Stone Age Living Skills Programs for Schools Field Trips & Class Information "Experiential learning for the whole person."
"On our trip we had an exciting time. We adventured through the woods and open fields, laughing, smiling, enjoying ourselves and others. When we finally could settle down, we really looked for the beauty of nature... I could feel the wind and watch as it made the grass and trees dance together. I could feel the rain as though it was washing down the land around me. I felt like I was part of something grand." --Amanda B.
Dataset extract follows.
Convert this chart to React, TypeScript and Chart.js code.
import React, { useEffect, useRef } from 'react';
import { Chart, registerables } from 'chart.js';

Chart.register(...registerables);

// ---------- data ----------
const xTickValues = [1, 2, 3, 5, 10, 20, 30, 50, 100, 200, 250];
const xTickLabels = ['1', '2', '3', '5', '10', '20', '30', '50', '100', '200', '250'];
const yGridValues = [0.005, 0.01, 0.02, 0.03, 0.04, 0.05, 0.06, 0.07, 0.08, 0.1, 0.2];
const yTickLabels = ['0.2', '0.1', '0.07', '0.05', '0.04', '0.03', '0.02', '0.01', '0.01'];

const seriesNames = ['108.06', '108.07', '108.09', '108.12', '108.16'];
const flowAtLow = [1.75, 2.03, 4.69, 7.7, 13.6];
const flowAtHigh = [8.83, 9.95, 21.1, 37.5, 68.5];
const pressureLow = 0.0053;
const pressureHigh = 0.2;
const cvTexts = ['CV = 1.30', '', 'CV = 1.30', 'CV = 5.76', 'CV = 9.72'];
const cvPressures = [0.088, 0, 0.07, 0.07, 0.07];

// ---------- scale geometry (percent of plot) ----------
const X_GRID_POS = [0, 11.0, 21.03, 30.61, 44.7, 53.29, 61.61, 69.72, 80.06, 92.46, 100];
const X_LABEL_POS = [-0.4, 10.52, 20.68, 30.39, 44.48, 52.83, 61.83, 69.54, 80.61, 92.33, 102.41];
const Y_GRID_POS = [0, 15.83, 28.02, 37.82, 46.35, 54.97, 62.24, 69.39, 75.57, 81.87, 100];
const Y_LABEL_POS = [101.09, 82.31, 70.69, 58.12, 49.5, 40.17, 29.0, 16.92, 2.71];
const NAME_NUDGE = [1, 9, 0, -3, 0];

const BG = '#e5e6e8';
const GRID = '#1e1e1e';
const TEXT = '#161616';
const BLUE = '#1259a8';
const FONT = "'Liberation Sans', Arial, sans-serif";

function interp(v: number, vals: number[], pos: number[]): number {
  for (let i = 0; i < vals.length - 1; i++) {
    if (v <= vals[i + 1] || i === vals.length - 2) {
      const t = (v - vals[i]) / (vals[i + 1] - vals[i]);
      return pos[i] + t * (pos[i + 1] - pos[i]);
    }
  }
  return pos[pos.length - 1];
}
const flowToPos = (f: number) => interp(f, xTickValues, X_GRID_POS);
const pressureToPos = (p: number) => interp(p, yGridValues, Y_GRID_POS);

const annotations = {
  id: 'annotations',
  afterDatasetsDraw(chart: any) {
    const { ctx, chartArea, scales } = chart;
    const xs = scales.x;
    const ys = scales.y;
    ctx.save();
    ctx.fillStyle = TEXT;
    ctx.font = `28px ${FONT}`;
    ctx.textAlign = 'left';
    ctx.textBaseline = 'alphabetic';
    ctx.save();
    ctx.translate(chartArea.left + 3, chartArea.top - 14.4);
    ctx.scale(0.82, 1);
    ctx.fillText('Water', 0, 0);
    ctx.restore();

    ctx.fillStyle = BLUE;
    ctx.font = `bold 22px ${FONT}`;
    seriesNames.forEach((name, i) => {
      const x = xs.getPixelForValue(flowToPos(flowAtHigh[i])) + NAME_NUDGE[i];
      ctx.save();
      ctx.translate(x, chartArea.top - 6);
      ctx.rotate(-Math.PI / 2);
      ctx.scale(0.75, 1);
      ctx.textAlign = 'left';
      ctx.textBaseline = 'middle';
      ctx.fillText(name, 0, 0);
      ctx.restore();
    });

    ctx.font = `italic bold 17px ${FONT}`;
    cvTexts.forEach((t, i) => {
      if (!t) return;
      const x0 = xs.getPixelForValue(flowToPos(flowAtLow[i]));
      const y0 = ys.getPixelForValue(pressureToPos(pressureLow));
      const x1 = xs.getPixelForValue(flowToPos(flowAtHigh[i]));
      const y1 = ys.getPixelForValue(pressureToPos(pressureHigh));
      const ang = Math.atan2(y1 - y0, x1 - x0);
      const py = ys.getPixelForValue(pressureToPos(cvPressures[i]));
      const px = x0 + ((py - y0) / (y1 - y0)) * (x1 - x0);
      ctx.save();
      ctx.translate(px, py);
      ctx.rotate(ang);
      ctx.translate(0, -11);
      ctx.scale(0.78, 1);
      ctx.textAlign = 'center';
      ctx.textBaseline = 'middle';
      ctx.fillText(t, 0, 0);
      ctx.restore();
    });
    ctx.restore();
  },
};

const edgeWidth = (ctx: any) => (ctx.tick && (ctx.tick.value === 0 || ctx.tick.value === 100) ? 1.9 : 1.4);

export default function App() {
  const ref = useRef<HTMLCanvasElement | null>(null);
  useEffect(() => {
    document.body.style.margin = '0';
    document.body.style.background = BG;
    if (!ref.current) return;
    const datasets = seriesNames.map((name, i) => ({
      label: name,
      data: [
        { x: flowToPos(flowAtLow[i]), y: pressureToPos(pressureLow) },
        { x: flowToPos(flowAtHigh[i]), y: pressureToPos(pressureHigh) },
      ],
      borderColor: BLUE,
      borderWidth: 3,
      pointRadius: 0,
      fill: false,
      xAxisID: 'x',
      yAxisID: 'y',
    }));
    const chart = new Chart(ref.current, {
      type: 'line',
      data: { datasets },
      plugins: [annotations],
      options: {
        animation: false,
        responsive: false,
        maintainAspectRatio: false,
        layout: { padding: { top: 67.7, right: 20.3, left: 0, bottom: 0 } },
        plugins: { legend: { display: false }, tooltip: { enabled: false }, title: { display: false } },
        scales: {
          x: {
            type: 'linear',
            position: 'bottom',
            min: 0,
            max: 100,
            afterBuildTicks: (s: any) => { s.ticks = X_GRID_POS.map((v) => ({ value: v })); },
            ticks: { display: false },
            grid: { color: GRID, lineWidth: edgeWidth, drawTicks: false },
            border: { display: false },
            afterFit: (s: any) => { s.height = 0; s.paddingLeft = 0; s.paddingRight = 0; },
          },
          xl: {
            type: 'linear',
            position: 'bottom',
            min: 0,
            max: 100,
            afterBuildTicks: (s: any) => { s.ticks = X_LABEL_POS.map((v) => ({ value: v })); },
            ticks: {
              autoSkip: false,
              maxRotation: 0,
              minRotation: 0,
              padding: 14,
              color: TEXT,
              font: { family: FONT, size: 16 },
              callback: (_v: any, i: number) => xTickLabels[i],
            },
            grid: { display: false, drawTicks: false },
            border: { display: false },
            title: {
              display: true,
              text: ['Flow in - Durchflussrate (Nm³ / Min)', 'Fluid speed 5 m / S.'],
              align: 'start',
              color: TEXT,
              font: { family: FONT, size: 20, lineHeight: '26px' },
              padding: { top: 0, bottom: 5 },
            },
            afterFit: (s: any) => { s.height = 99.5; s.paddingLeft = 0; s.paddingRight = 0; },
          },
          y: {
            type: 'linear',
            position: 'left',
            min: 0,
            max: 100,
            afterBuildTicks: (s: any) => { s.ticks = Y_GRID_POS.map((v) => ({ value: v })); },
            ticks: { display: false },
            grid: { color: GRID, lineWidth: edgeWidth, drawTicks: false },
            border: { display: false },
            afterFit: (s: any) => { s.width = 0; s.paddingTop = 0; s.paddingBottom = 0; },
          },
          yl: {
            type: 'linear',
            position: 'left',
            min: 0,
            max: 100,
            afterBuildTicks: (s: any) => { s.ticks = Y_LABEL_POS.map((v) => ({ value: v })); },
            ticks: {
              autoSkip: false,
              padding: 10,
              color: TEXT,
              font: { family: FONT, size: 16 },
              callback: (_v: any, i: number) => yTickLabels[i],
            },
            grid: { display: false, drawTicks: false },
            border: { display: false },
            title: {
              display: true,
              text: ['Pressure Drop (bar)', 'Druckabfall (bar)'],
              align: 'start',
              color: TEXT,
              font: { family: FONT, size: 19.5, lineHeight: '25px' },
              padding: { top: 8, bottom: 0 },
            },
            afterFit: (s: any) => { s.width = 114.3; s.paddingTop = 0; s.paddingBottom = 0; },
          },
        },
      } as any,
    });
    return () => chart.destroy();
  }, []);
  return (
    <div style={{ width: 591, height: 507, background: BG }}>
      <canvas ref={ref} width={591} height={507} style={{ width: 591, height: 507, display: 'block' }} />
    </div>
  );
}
Elementary School: Earth Skills Classes
Learning should be fun, and there is no shortage of that when we turn young students loose in the great outdoors. We prefer to have our classes in the field for an entire school day, while we cover a range of complimentary active and sedentary topics with age-appropriate material such as animal stalking games, fire-safety, and story-telling for younger grades, or wild-clay pottery, flint and steel fire-starting, and botany for the older grades.
Students get hands-on history and science lessons as they learn the basic living skills of our native and pioneer ancestors for building shelters, starting fires without matches, making cordage from natural fibers, and sewing pouches or making containers to hold things, as well as learning about useful plants and how to stalk and observe wildlife. Classes are held at the nearest suitable farm, ranch or public property where we have permission to teach.
Junior High: Overnight Camping Trips
The overnight camping trip with junior high students has a way of bringing kids together in an inclusive, meaningful, and memorable way. Some students who have never been camping before are initially afraid to go out in the woods and get dirty, afraid to sleep in a shelter that might have bugs in it, or reluctant to participate in activities with the other kids. But it doesn't take long for the fun of the learning experience to become completely infectious among everyone. Even after camping in the worst possible weather, our participants beg us for the chance to go out again!
Students learn to start fires without matches by "rubbing sticks together" using the bow and drill. They build or repair the shelters we sleep in. They learn to cook great meals without modern dishes or utensils. They learn more advanced botany and ecology concepts, engaging in science, history and writing throughout the two-day experience. Junior high camping trips are held on a private ranch near Willow Creek in shelters built and tested by previous classes.
"I have pondered the simple construction of the mousehut... sticks, grass, and bark piled on each other, but yet it is one of the warmest shelters I have ever encountered. How interesting that a mouse, a hundred times smaller than myself, can survive performing the same tasks we did to make the shelter. Also, how smart this creature must be to come up with this simple, but yet, complex design. In my opinion, you must experience it to fully understand what it is all about... if you go out on a limb and do this, your eyes will be opened up to something special." --John B.
High School: Adventure Education
The epic journey of Lewis and Clark helped shape the destiny of our country for the last 200 years. Today, every student should have their own epic journey to shape their own personal destinies. Fifty years from now they won't be spinning yarns about a movie they watched as teenagers, or how they wandered around the mall for hours on end. But they might reminisce about how they spent five days canoeing the Jefferson River following the trail of Lewis and Clark. For many students, this can be the adventure of a lifetime and an experience that can spark their confidence to pursue all of their great dreams.
Academically, students learn lifelong skills for responsible outdoor recreation. They get greater immersion into natural science and ecology, the history of Lewis and Clark on the Jefferson River, and they have an opportunity for uniquely introspective writing projects and poetry. Trips are scheduled in the spring before water levels rise, or in the fall. The Jefferson River is surrounded by ranches and roads, yet still retains it's historical feel.
"Finding and identifying edible mushrooms, digging up cattails and their roots, hunting wild game, and collecting berries and wild plants are just some of the ways you can collect food to get the nutrition you need. This aspect was meaningful to me because it truly showed me what all of our ancestors actually did to find food to survive. It give me a true appreciation for the lifestyle they adapted to." --Kristen W.